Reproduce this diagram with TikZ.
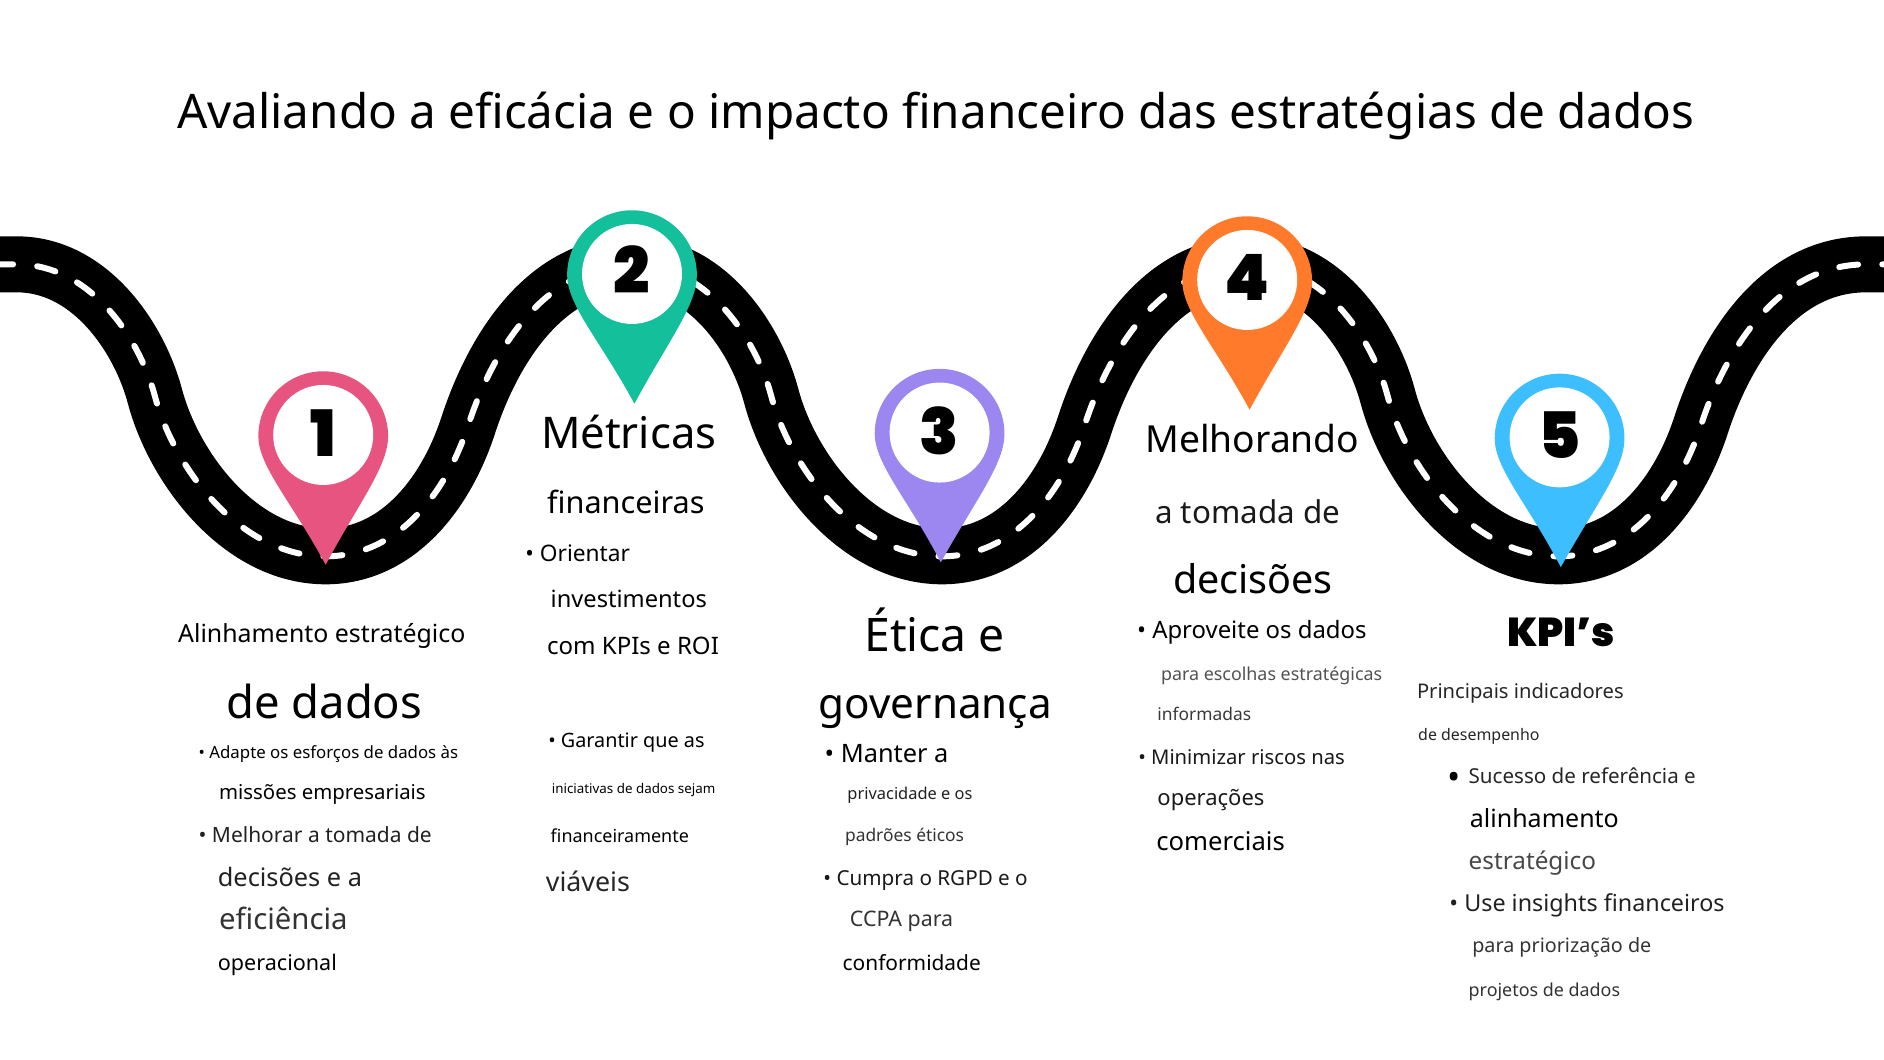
\documentclass[tikz,border=0pt]{standalone}
\usepackage{fontspec}
\setmainfont{Noto Sans}
\newfontfamily\pinfont[UprightFont={* Black}]{Poppins}
\definecolor{pinpink}{HTML}{E75480}
\definecolor{pinteal}{HTML}{14BF9C}
\definecolor{pinpurple}{HTML}{9C86F0}
\definecolor{pinorange}{HTML}{FF7A2B}
\definecolor{pinblue}{HTML}{3DBEFF}
\newlength{\fitwd}
\newcommand{\fitw}[2]{\settowidth{\fitwd}{\fontsize{10}{10}\selectfont #2}\pgfmathsetmacro{\fitsize}{#1*0.60077/\fitwd*10}\fontsize{\fitsize}{\fitsize}\selectfont #2}
\newcommand{\mappin}[7]{
  \fill[#5,shift={(#2,#3)}] (#4,107) .. controls (-26,55) and (-54,25) .. (-54,0) arc[start angle=180,end angle=360,radius=54] .. controls (54,25) and (30,55) .. (#4,107) -- cycle;
  \node[pinhole] (#1) at (#2,#3-1) {\raisebox{#7pt}{#6}};
}
\newcommand{\roadline}{(-20,220) -- (14,220) .. controls (75,220) and (116,281) .. (129,330) .. controls (145,390) and (200,463) .. (271,463) .. controls (330,463) and (371,412) .. (390,353) .. controls (408,298) and (450,220) .. (527,220)
  .. controls (588,220) and (629,281) .. (642,330) .. controls (658,390) and (713,463) .. (784,463) .. controls (843,463) and (884,412) .. (903,353) .. controls (921,298) and (963,220) .. (1040,220)
  .. controls (1101,220) and (1142,281) .. (1155,330) .. controls (1171,390) and (1226,463) .. (1297,463) .. controls (1356,463) and (1397,412) .. (1416,353) .. controls (1434,298) and (1476,220) .. (1553,220) -- (1590,220)}
\tikzset{
  linetext/.style={anchor=base west,inner sep=0pt},
  pinhole/.style={circle,fill=white,inner sep=0pt,minimum size=50pt,font=\pinfont\fontsize{32}{32}\selectfont},
  roadband/.style={line width=28pt,black},
  roaddash/.style={line width=3pt,white,line cap=round,dash pattern=on 9.5pt off 12.1pt,dash phase=12.55pt}
}
\begin{document}
\begin{tikzpicture}[x=0.60077pt,y=-0.60077pt]
  \useasboundingbox (0,0) rectangle (1568,882);
  \clip (0,0) rectangle (1568,882);
  \draw[roadband] \roadline;
  \draw[roaddash] \roadline;
  \mappin{pina}{269}{363}{2}{pinpink}{1}{1.5}
  \mappin{pinb}{526}{229}{2}{pinteal}{2}{4}
  \mappin{pinc}{782}{361}{1}{pinpurple}{3}{1.5}
  \mappin{pind}{1038}{234}{2}{pinorange}{4}{2}
  \mappin{pine}{1298}{365}{1}{pinblue}{5}{2.5}
  \node[linetext] (title) at (147,107) {\fitw{1263}{Avaliando a eficácia e o impacto financeiro das estratégias de dados}};
  \node[linetext] (aa) at (148,535) {\fitw{239}{Alinhamento estratégico}};
  \node[linetext] (ab) at (188,598) {\fitw{163}{de dados}};
  \node[linetext] (ac) at (165,631) {\fitw{216}{• Adapte os esforços de dados às}};
  \node[linetext] (ad) at (182,665) {\fitw{172}{missões empresariais}};
  \node[linetext,text=black!87] (ae) at (165,701) {\fitw{194}{• Melhorar a tomada de}};
  \node[linetext,text=black!87] (af) at (181,738) {\fitw{120}{decisões e a}};
  \node[linetext,text=black!80] (ag) at (182,774) {\fitw{107}{eficiência}};
  \node[linetext] (ah) at (181,808) {\fitw{99}{operacional}};
  \node[linetext] (ba) at (450,373) {\fitw{146}{Métricas}};
  \node[linetext] (bb) at (455,427) {\fitw{131}{financeiras}};
  \node[linetext] (bc) at (437,467) {\fitw{87}{• Orientar}};
  \node[linetext] (bd) at (458,506) {\fitw{130}{investimentos}};
  \node[linetext] (be) at (455,545) {\fitw{143}{com KPIs e ROI}};
  \node[linetext] (bf) at (456,622) {\fitw{130}{• Garantir que as}};
  \node[linetext] (bg) at (459,660) {\fitw{136}{iniciativas de dados sejam}};
  \node[linetext] (bh) at (458,701) {\fitw{115}{financeiramente}};
  \node[linetext,text=black!85] (bi) at (454,742) {\fitw{70}{viáveis}};
  \node[linetext] (ca) at (719,542) {\fitw{117}{Ética e}};
  \node[linetext] (cb) at (681,598) {\fitw{194}{governança}};
  \node[linetext] (cc) at (686,635) {\fitw{103}{• Manter a}};
  \node[linetext,text=black!87] (cd) at (705,665) {\fitw{104}{privacidade e os}};
  \node[linetext,text=black!80] (ce) at (703,700) {\fitw{99}{padrões éticos}};
  \node[linetext,text=black!90] (cf) at (685,737) {\fitw{170}{• Cumpra o RGPD e o}};
  \node[linetext,text=black!80] (cg) at (707,771) {\fitw{86}{CCPA para}};
  \node[linetext] (ch) at (701,808) {\fitw{115}{conformidade}};
  \node[linetext] (da) at (953,377) {\fitw{178}{Melhorando}};
  \node[linetext,text=black!90] (db) at (961,436) {\fitw{154}{a tomada de}};
  \node[linetext] (dc) at (976,494) {\fitw{133}{decisões}};
  \node[linetext] (dd) at (946,531) {\fitw{191}{• Aproveite os dados}};
  \node[linetext,text=black!68] (de) at (966,566) {\fitw{184}{para escolhas estratégicas}};
  \node[linetext,text=black!78] (df) at (963,600) {\fitw{78}{informadas}};
  \node[linetext,text=black!90] (dg) at (947,636) {\fitw{172}{• Minimizar riscos nas}};
  \node[linetext,text=black!90] (dh) at (963,670) {\fitw{89}{operações}};
  \node[linetext] (di) at (962,708) {\fitw{107}{comerciais}};
  \node[linetext,font=\pinfont] (ea) at (1254,538) {\fitw{90}{KPI’s}};
  \node[linetext,text=black!85] (eb) at (1179,581) {\fitw{172}{Principais indicadores}};
  \node[linetext,text=black!85] (ec) at (1180,616) {\fitw{101}{de desempenho}};
  \node[linetext] (ed) at (1204,657) {\fitw{11}{•}};
  \node[linetext,text=black!85] (ee) at (1222,652) {\fitw{189}{Sucesso de referência e}};
  \node[linetext] (ef) at (1223,689) {\fitw{124}{alinhamento}};
  \node[linetext,text=black!72] (eg) at (1222,724) {\fitw{106}{estratégico}};
  \node[linetext,text=black!87] (eh) at (1206,759) {\fitw{229}{• Use insights financeiros}};
  \node[linetext,text=black!80] (ei) at (1225,793) {\fitw{149}{para priorização de}};
  \node[linetext,text=black!80] (ej) at (1222,829) {\fitw{126}{projetos de dados}};
\end{tikzpicture}
\end{document}
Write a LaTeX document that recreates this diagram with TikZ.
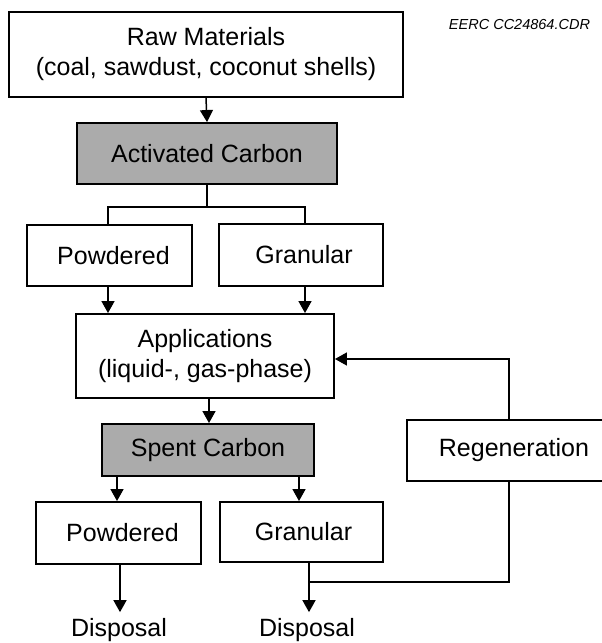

Set exercise
Using the material above, set down every line exactly, but skip the pictures.

Output for this task
Reproduce this diagram with TikZ.
\documentclass[tikz,border=0pt]{standalone}
\usepackage{fontspec}
\setmainfont{Noto Sans}
\newfontfamily\pinfont[UprightFont={* Black}]{Poppins}
\definecolor{pinpink}{HTML}{E75480}
\definecolor{pinteal}{HTML}{14BF9C}
\definecolor{pinpurple}{HTML}{9C86F0}
\definecolor{pinorange}{HTML}{FF7A2B}
\definecolor{pinblue}{HTML}{3DBEFF}
\newlength{\fitwd}
\newcommand{\fitw}[2]{\settowidth{\fitwd}{\fontsize{10}{10}\selectfont #2}\pgfmathsetmacro{\fitsize}{#1*0.60077/\fitwd*10}\fontsize{\fitsize}{\fitsize}\selectfont #2}
\newcommand{\mappin}[7]{
  \fill[#5,shift={(#2,#3)}] (#4,107) .. controls (-26,55) and (-54,25) .. (-54,0) arc[start angle=180,end angle=360,radius=54] .. controls (54,25) and (30,55) .. (#4,107) -- cycle;
  \node[pinhole] (#1) at (#2,#3-1) {\raisebox{#7pt}{#6}};
}
\newcommand{\roadline}{(-20,220) -- (14,220) .. controls (75,220) and (116,281) .. (129,330) .. controls (145,390) and (200,463) .. (271,463) .. controls (330,463) and (371,412) .. (390,353) .. controls (408,298) and (450,220) .. (527,220)
  .. controls (588,220) and (629,281) .. (642,330) .. controls (658,390) and (713,463) .. (784,463) .. controls (843,463) and (884,412) .. (903,353) .. controls (921,298) and (963,220) .. (1040,220)
  .. controls (1101,220) and (1142,281) .. (1155,330) .. controls (1171,390) and (1226,463) .. (1297,463) .. controls (1356,463) and (1397,412) .. (1416,353) .. controls (1434,298) and (1476,220) .. (1553,220) -- (1590,220)}
\tikzset{
  linetext/.style={anchor=base west,inner sep=0pt},
  pinhole/.style={circle,fill=white,inner sep=0pt,minimum size=50pt,font=\pinfont\fontsize{32}{32}\selectfont},
  roadband/.style={line width=28pt,black},
  roaddash/.style={line width=3pt,white,line cap=round,dash pattern=on 9.5pt off 12.1pt,dash phase=12.55pt}
}
\begin{document}
\begin{tikzpicture}[x=0.60077pt,y=-0.60077pt]
  \useasboundingbox (0,0) rectangle (1568,882);
  \clip (0,0) rectangle (1568,882);
  \draw[roadband] \roadline;
  \draw[roaddash] \roadline;
  \mappin{pina}{269}{363}{2}{pinpink}{1}{1.5}
  \mappin{pinb}{526}{229}{2}{pinteal}{2}{4}
  \mappin{pinc}{782}{361}{1}{pinpurple}{3}{1.5}
  \mappin{pind}{1038}{234}{2}{pinorange}{4}{2}
  \mappin{pine}{1298}{365}{1}{pinblue}{5}{2.5}
  \node[linetext] (title) at (147,107) {\fitw{1263}{Avaliando a eficácia e o impacto financeiro das estratégias de dados}};
  \node[linetext] (aa) at (148,535) {\fitw{239}{Alinhamento estratégico}};
  \node[linetext] (ab) at (188,598) {\fitw{163}{de dados}};
  \node[linetext] (ac) at (165,631) {\fitw{216}{• Adapte os esforços de dados às}};
  \node[linetext] (ad) at (182,665) {\fitw{172}{missões empresariais}};
  \node[linetext,text=black!87] (ae) at (165,701) {\fitw{194}{• Melhorar a tomada de}};
  \node[linetext,text=black!87] (af) at (181,738) {\fitw{120}{decisões e a}};
  \node[linetext,text=black!80] (ag) at (182,774) {\fitw{107}{eficiência}};
  \node[linetext] (ah) at (181,808) {\fitw{99}{operacional}};
  \node[linetext] (ba) at (450,373) {\fitw{146}{Métricas}};
  \node[linetext] (bb) at (455,427) {\fitw{131}{financeiras}};
  \node[linetext] (bc) at (437,467) {\fitw{87}{• Orientar}};
  \node[linetext] (bd) at (458,506) {\fitw{130}{investimentos}};
  \node[linetext] (be) at (455,545) {\fitw{143}{com KPIs e ROI}};
  \node[linetext] (bf) at (456,622) {\fitw{130}{• Garantir que as}};
  \node[linetext] (bg) at (459,660) {\fitw{136}{iniciativas de dados sejam}};
  \node[linetext] (bh) at (458,701) {\fitw{115}{financeiramente}};
  \node[linetext,text=black!85] (bi) at (454,742) {\fitw{70}{viáveis}};
  \node[linetext] (ca) at (719,542) {\fitw{117}{Ética e}};
  \node[linetext] (cb) at (681,598) {\fitw{194}{governança}};
  \node[linetext] (cc) at (686,635) {\fitw{103}{• Manter a}};
  \node[linetext,text=black!87] (cd) at (705,665) {\fitw{104}{privacidade e os}};
  \node[linetext,text=black!80] (ce) at (703,700) {\fitw{99}{padrões éticos}};
  \node[linetext,text=black!90] (cf) at (685,737) {\fitw{170}{• Cumpra o RGPD e o}};
  \node[linetext,text=black!80] (cg) at (707,771) {\fitw{86}{CCPA para}};
  \node[linetext] (ch) at (701,808) {\fitw{115}{conformidade}};
  \node[linetext] (da) at (953,377) {\fitw{178}{Melhorando}};
  \node[linetext,text=black!90] (db) at (961,436) {\fitw{154}{a tomada de}};
  \node[linetext] (dc) at (976,494) {\fitw{133}{decisões}};
  \node[linetext] (dd) at (946,531) {\fitw{191}{• Aproveite os dados}};
  \node[linetext,text=black!68] (de) at (966,566) {\fitw{184}{para escolhas estratégicas}};
  \node[linetext,text=black!78] (df) at (963,600) {\fitw{78}{informadas}};
  \node[linetext,text=black!90] (dg) at (947,636) {\fitw{172}{• Minimizar riscos nas}};
  \node[linetext,text=black!90] (dh) at (963,670) {\fitw{89}{operações}};
  \node[linetext] (di) at (962,708) {\fitw{107}{comerciais}};
  \node[linetext,font=\pinfont] (ea) at (1254,538) {\fitw{90}{KPI’s}};
  \node[linetext,text=black!85] (eb) at (1179,581) {\fitw{172}{Principais indicadores}};
  \node[linetext,text=black!85] (ec) at (1180,616) {\fitw{101}{de desempenho}};
  \node[linetext] (ed) at (1204,657) {\fitw{11}{•}};
  \node[linetext,text=black!85] (ee) at (1222,652) {\fitw{189}{Sucesso de referência e}};
  \node[linetext] (ef) at (1223,689) {\fitw{124}{alinhamento}};
  \node[linetext,text=black!72] (eg) at (1222,724) {\fitw{106}{estratégico}};
  \node[linetext,text=black!87] (eh) at (1206,759) {\fitw{229}{• Use insights financeiros}};
  \node[linetext,text=black!80] (ei) at (1225,793) {\fitw{149}{para priorização de}};
  \node[linetext,text=black!80] (ej) at (1222,829) {\fitw{126}{projetos de dados}};
\end{tikzpicture}
\end{document}
Write a LaTeX document that recreates this diagram with TikZ.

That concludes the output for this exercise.